Does your house have dirty corners?
In my apartment, there are certain places I just can’t bring myself to clean. The baseboards, for example. Or the muddy entrance hall. Or the awkward section of floor behind the toilet. Because I don’t want to touch these spaces, I’ll grow used to them looking grimy over time and hope that one day I will be motivated to bust out the vacuum and get to work. But frustratingly, when this happens, these spots are the first places in my apartment to show dirt again.
Just like in a home, my soul also has some dirty corners. These are the areas of my heart that don’t align with my expectations of myself or the image I want to project. They are recurrent sins that I struggle to overcome, or dark spots of negativity, or temptations that I seem to stumble upon involuntarily. These stagnant places are difficult to identify and even harder to clean. And usually, after I confess these sins and failures, they are the first to start building back up in my soul.
I imagine that these spiritual corners develop in the same way that dirt piles up in my house: they constantly accumulate. I dust my windowsill but next month it’s black again.
In nature, the law of entropy is defined as the tendency of all matter toward disorder and disarray. I can think of no natural process that contradicts this law. Though most of our human activities—cleaning, building, repairing—attempt to delay the natural disintegration of material, none can make a permanent difference. Dust always settles. And whether the entropy is happening in my home or in my soul, I’m tempted to ask: why even bother cleaning?
One answer is that cleaning up is a simple activity that a person can complete in a day. It generates a sense of accomplishment so that afterward it’s easier to tackle more of the items on one’s to-do list. This is true even if the results last only for a short time: William H. McRaven explains in his motivational book Make Your Bed. If doing small, daily chores makes this difference at home, then performing regular acts of spiritual maintenance should have the same effect on our souls. Just a little bit of cleaning every day should empower us to take the next right step.
So, what is ‘spiritual maintenance?’ Cleaning dirty places around the house is easy enough, but how does one sweep out a corner of the soul?

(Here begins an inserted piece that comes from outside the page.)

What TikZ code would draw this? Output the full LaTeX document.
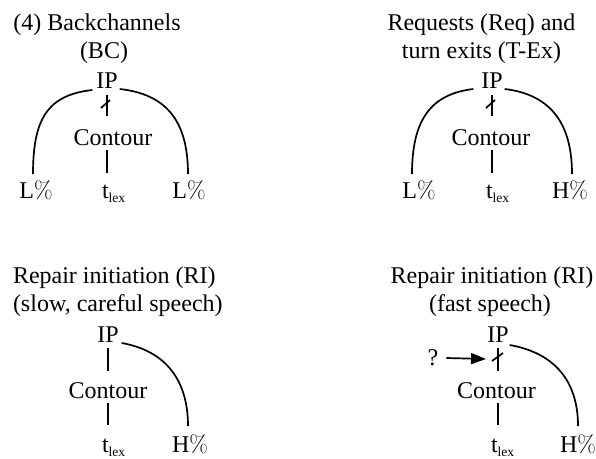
\documentclass[tikz,border=0pt]{standalone}
\usepackage{fontspec}
\setmainfont{Liberation Serif}
\newfontfamily\lmfont{Latin Modern Roman}
\usetikzlibrary{arrows.meta,calc}
\newcommand{\pct}{{\lmfont\%}}
\newcommand{\tlex}{t\raisebox{-4pt}{\fontsize{13.5}{14}\selectfont lex}}
\tikzset{
  txt/.style={inner sep=0pt,outer sep=0pt,anchor=base,font=\fontsize{24}{28}\selectfont},
  ln/.style={line width=1.7pt},
}
\begin{document}
\begin{tikzpicture}[x=1pt,y=-1pt]
\useasboundingbox (0,0) rectangle (596,458);
% ---------- Panel 1 ----------
\node[txt] (t1a) at (97,30) {(4) Backchannels};
\node[txt] (t1b) at (104,58) {(BC)};
\node[txt] (ip1) at (107,88) {IP};
\node[txt] (co1) at (113,145) {Contour};
\node[txt,anchor=base west] (tl1) at (102,198) {\tlex};
\node[txt] (la1) at (36,198) {L\pct};
\node[txt] (lb1) at (189,198) {L\pct};
\draw[ln,shorten <=7pt,shorten >=13pt] (ip1.south) -- (ip1.south |- co1.north);
\draw[ln] ($(ip1.south)+(-6,20)$) -- ($(ip1.south)+(3,12)$);
\draw[ln,shorten <=5pt,shorten >=11pt] (ip1.south |- co1.south) -- (ip1.south |- tl1.north);
\draw[ln] ([shift={(-4,2)}]ip1.south west) .. controls +(-45,5) and +(0,-55) .. ([shift={(-3,-6)}]la1.north);
\draw[ln] ([shift={(2,1)}]ip1.south east) .. controls +(45,5) and +(0,-55) .. ([shift={(-1,-6)}]lb1.north);
% ---------- Panel 2 ----------
\node[txt] (t2a) at (481.5,30) {Requests (Req) and};
\node[txt] (t2b) at (481.5,58) {turn exits (T-Ex)};
\node[txt] (ip2) at (492,88) {IP};
\node[txt] (co2) at (491,145) {Contour};
\node[txt,anchor=base west] (tl2) at (486,198) {\tlex};
\node[txt] (la2) at (419,198) {L\pct};
\node[txt] (hb2) at (570,198) {H\pct};
\draw[ln,shorten <=7pt,shorten >=13pt] (ip2.south) -- (ip2.south |- co2.north);
\draw[ln] ($(ip2.south)+(-6,20)$) -- ($(ip2.south)+(3,12)$);
\draw[ln,shorten <=5pt,shorten >=11pt] (ip2.south |- co2.south) -- (ip2.south |- tl2.north);
\draw[ln] ([shift={(-8,1)}]ip2.south west) .. controls +(-42,5) and +(0,-55) .. ([shift={(-7,-6)}]la2.north);
\draw[ln] ([shift={(2,1)}]ip2.south east) .. controls +(42,5) and +(0,-55) .. ([shift={(2,-6)}]hb2.north);
% ---------- Panel 3 ----------
\node[txt,anchor=base west] (t3a) at (13,283) {Repair initiation (RI)};
\node[txt,anchor=base west] (t3b) at (13,311) {(slow, careful speech)};
\node[txt] (ip3) at (108,342) {IP};
\node[txt] (co3) at (108,398) {Contour};
\node[txt,anchor=base west] (tl3) at (102,452) {\tlex};
\node[txt] (hb3) at (190,452) {H\pct};
\draw[ln,shorten <=6pt,shorten >=11.5pt] (ip3.south) -- (ip3.south |- co3.north);
\draw[ln,shorten <=5pt,shorten >=13pt] (ip3.south |- co3.south) -- (ip3.south |- tl3.north);
\draw[ln] ([shift={(3,1)}]ip3.south east) .. controls +(45,8) and +(0,-45) .. ([shift={(-2,-8)}]hb3.north);
% ---------- Panel 4 ----------
\node[txt] (t4a) at (492,283) {Repair initiation (RI)};
\node[txt] (t4b) at (490,311) {(fast speech)};
\node[txt] (ip4) at (498,342) {IP};
\node[txt] (q4) at (433,365) {?};
\node[txt] (co4) at (496.5,398) {Contour};
\node[txt,anchor=base west] (tl4) at (491,452) {\tlex};
\node[txt] (hb4) at (578,452) {H\pct};
\draw[ln,shorten <=6pt,shorten >=11.5pt] (ip4.south) -- (ip4.south |- co4.north);
\draw[ln] ($(ip4.south)+(-6,19)$) -- ($(ip4.south)+(5,11)$);
\draw[ln,shorten <=5pt,shorten >=13pt] (ip4.south |- co4.south) -- (ip4.south |- tl4.north);
\draw[ln,-{Triangle[length=15pt,width=11pt]}] ([shift={(8,-7)}]q4.base east) -- ($(ip4.south)+(-12,17)$);
\draw[ln] ([shift={(1,3)}]ip4.south east) .. controls +(45,8) and +(0,-45) .. ([shift={(0,-8)}]hb4.north);
\end{tikzpicture}
\end{document}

Confession is the primary method. A conscience requires vetting just as a house needs sweeping. If we let our sins build up for too long, we can become overwhelmed by their sheer magnitude and give up. In the past, I have hesitated to attend confession because I felt embarrassed by my chronic sins. I believed I was a hypocrite, confessing the same failure time after time, only to go out and fail again the next day. And I did—I do. But I also get into bed every night, unmaking the sheets that I so neatly tucked in that morning.
Just like how making a bed or cleaning the floor empowers us to accomplish other household chores, confession brings a feeling of accomplishment that energizes us to take the next step on our spiritual journey.
It is important to distinguish here between good confession habits and scrupulosity. What I am not saying is that we must run to the confessional every day or even multiple times a day to recount our tiniest errors for fear of eternal perdition. That’s about as effective as spending the entire day on our hands and knees in the kitchen, wiping up every single crumb the moment it falls to the floor. All we would do is tire ourselves and grow angry at the people spilling the crumbs.
This means that we need other methods of keeping our souls clean—tools to supplement confession. A daily examination of conscience is a great way to stay aware of our failures and try to do better in a balanced, unscrupulous way. Using the right examination of conscience matters. Here are two solid but different examples: a very thorough one and a basic one for married women (though men could easily reverse the language). Some other methods include regular prayer or daily mass and adoration. Paired with consistent confession, these tools help keep our souls well-swept.
Here at the end the analogy breaks down, because faith takes us somewhere that a clean house never can. While sweeping up piles of dust at home matters for one’s sanity and productivity, in the end, that lifetime of effort passes away in an instant. The results don’t last. Spiritual cleaning, on the other hand, does make a permanent difference. A lifetime of small acts of spiritual maintenance performed faithfully, despite one’s tendency to fall back into the same sins, does much for the state of the soul in the afterlife. If regular prayers and confession don’t have a noticeable effect day to day, that’s only how they appear. Unlike our universe, which we know will finally rip away to nothingness, Christ promises to gather all things to Himself and make them new.
We as Christians live in this world but are not of it. Let us keep our souls well-swept every day, so that at the end, like the five virgins whose lamps were filled with oil, we might await the coming of the Bridegroom with joy.